# Short exercise
Write each line of the material exactly as given, from the top through the line that contains "var marca = '#f2f2f2';", and omit all pictures.

# Dataset extract
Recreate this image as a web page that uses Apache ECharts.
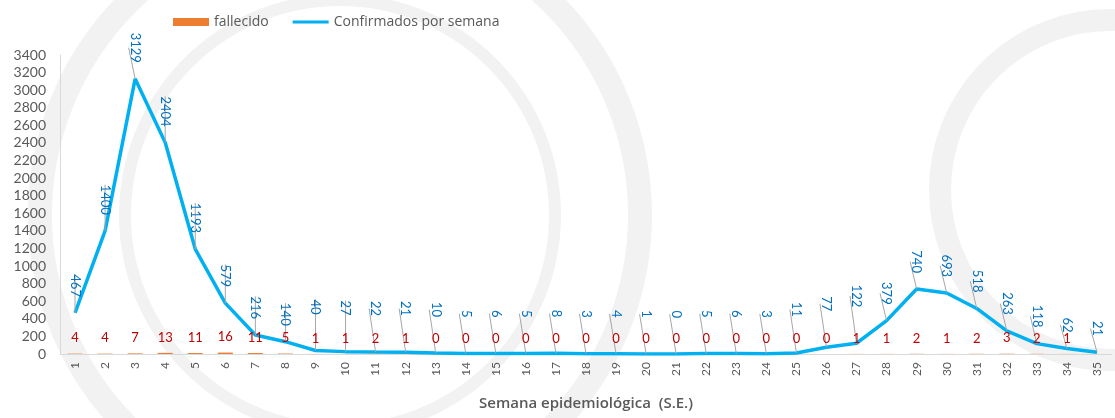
<!DOCTYPE html>
<html lang="es">
<head>
<meta charset="UTF-8">
<title>Confirmados y fallecidos por semana</title>
<style>
  html, body { margin: 0; padding: 0; background: #fff; }
  #chart { width: 1115px; height: 418px; }
</style>
</head>
<body>
<div id="chart"></div>
<script src="https://cdn.jsdelivr.net/npm/echarts@6/dist/echarts.min.js"></script>
<script>
// semanas epidemiologicas
var semanas = [];
for (var s = 1; s <= 35; s++) semanas.push(String(s));

var confirmados = [467, 1400, 3129, 2404, 1193, 579, 216, 140, 40, 27,
    22, 21, 10, 5, 6, 5, 8, 3, 4, 1,
    0, 5, 6, 3, 11, 77, 122, 379, 740, 693,
    518, 263, 118, 62, 21];

var fallecidos = [4, 4, 7, 13, 11, 16, 11, 5, 1, 1,
    2, 1, 0, 0, 0, 0, 0, 0, 0, 0,
    0, 0, 0, 0, 0, 0, 1, 1, 2, 1,
    2, 3, 2, 1, null];

var font = 'Lato';
var gris = '#595959';
var marca = '#f2f2f2';   // marca de agua del fondo

var chart = echarts.init(document.getElementById('chart'));
chart.setOption({
    backgroundColor: '#ffffff',
    animation: false,
    textStyle: { fontFamily: font },
    graphic: [
        { type: 'circle', silent: true, z: -10, shape: { cx: 340, cy: 215, r: 300 },
          style: { fill: 'none', stroke: marca, lineWidth: 24 } },
        { type: 'circle', silent: true, z: -10, shape: { cx: 340, cy: 215, r: 215 },
          style: { fill: 'none', stroke: marca, lineWidth: 12 } },
        { type: 'circle', silent: true, z: -10, shape: { cx: 1110, cy: 190, r: 170 },
          style: { fill: 'none', stroke: marca, lineWidth: 22 } }
    ],
    legend: {
        top: 10,
        left: 168,
        itemWidth: 36,
        itemHeight: 8,
        itemGap: 24,
        textStyle: { color: gris, fontSize: 14, fontFamily: 'Open Sans' },
        data: [
            { name: 'fallecido', icon: 'rect' },
            { name: 'Confirmados por semana', icon: 'path://M0,0 M0,2.5 L36,2.5 L36,5.5 L0,5.5 Z M36,8' }
        ]
    },
    grid: { left: 60, right: 3, top: 55, bottom: 64 },
    xAxis: {
        type: 'category',
        data: semanas,
        name: 'Semana epidemiológica  (S.E.)',
        nameLocation: 'middle',
        nameGap: 42,
        nameTextStyle: { color: gris, fontSize: 15, fontWeight: 600, fontFamily: 'Open Sans' },
        axisLine: { lineStyle: { color: '#d9d9d9' } },
        axisTick: { show: false },
        axisLabel: { rotate: 90, color: gris, fontSize: 12, margin: 8, interval: 0 }
    },
    yAxis: {
        type: 'value',
        min: 0,
        max: 3400,
        interval: 200,
        axisLine: { show: true, lineStyle: { color: '#d9d9d9' } },
        axisTick: { show: false },
        splitLine: { show: false },
        axisLabel: {
            color: gris,
            fontSize: 14,
            margin: 14,
            formatter: function (v) { return String(v); }
        }
    },
    series: [
        {
            name: 'fallecido',
            type: 'bar',
            data: fallecidos,
            barWidth: '50%',
            itemStyle: { color: '#ED7D31' },
            label: {
                show: true,
                position: 'top',
                distance: 9,
                color: '#C00000',
                fontSize: 13,
                fontFamily: font
            },
            z: 3
        },
        {
            name: 'Confirmados por semana',
            type: 'line',
            data: confirmados,
            showSymbol: true,
            symbol: 'circle',
            symbolSize: 0,
            lineStyle: { color: '#00B0F0', width: 3.5 },
            itemStyle: { color: '#00B0F0' },
            label: {
                show: true,
                position: 'top',
                distance: 16,
                rotate: -90,
                align: 'right',
                verticalAlign: 'middle',
                color: '#0070C0',
                fontSize: 13,
                fontFamily: font
            },
            // en el valle las etiquetas se suben por encima de las de fallecidos
            labelLayout: function (p) {
                return (p.dataIndex < 30 && confirmados[p.dataIndex] < 130) ? { dx: -20 } : {};
            },
            labelLine: { show: true, lineStyle: { color: '#a6a6a6', width: 1 } },
            z: 2
        }
    ]
});
</script>
</body>
</html>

# Task output
Recreate this image as a web page that uses Apache ECharts.
<!DOCTYPE html>
<html lang="es">
<head>
<meta charset="UTF-8">
<title>Confirmados y fallecidos por semana</title>
<style>
  html, body { margin: 0; padding: 0; background: #fff; }
  #chart { width: 1115px; height: 418px; }
</style>
</head>
<body>
<div id="chart"></div>
<script src="https://cdn.jsdelivr.net/npm/echarts@6/dist/echarts.min.js"></script>
<script>
// semanas epidemiologicas
var semanas = [];
for (var s = 1; s <= 35; s++) semanas.push(String(s));

var confirmados = [467, 1400, 3129, 2404, 1193, 579, 216, 140, 40, 27,
    22, 21, 10, 5, 6, 5, 8, 3, 4, 1,
    0, 5, 6, 3, 11, 77, 122, 379, 740, 693,
    518, 263, 118, 62, 21];

var fallecidos = [4, 4, 7, 13, 11, 16, 11, 5, 1, 1,
    2, 1, 0, 0, 0, 0, 0, 0, 0, 0,
    0, 0, 0, 0, 0, 0, 1, 1, 2, 1,
    2, 3, 2, 1, null];

var font = 'Lato';
var gris = '#595959';
var marca = '#f2f2f2';   // marca de agua del fondo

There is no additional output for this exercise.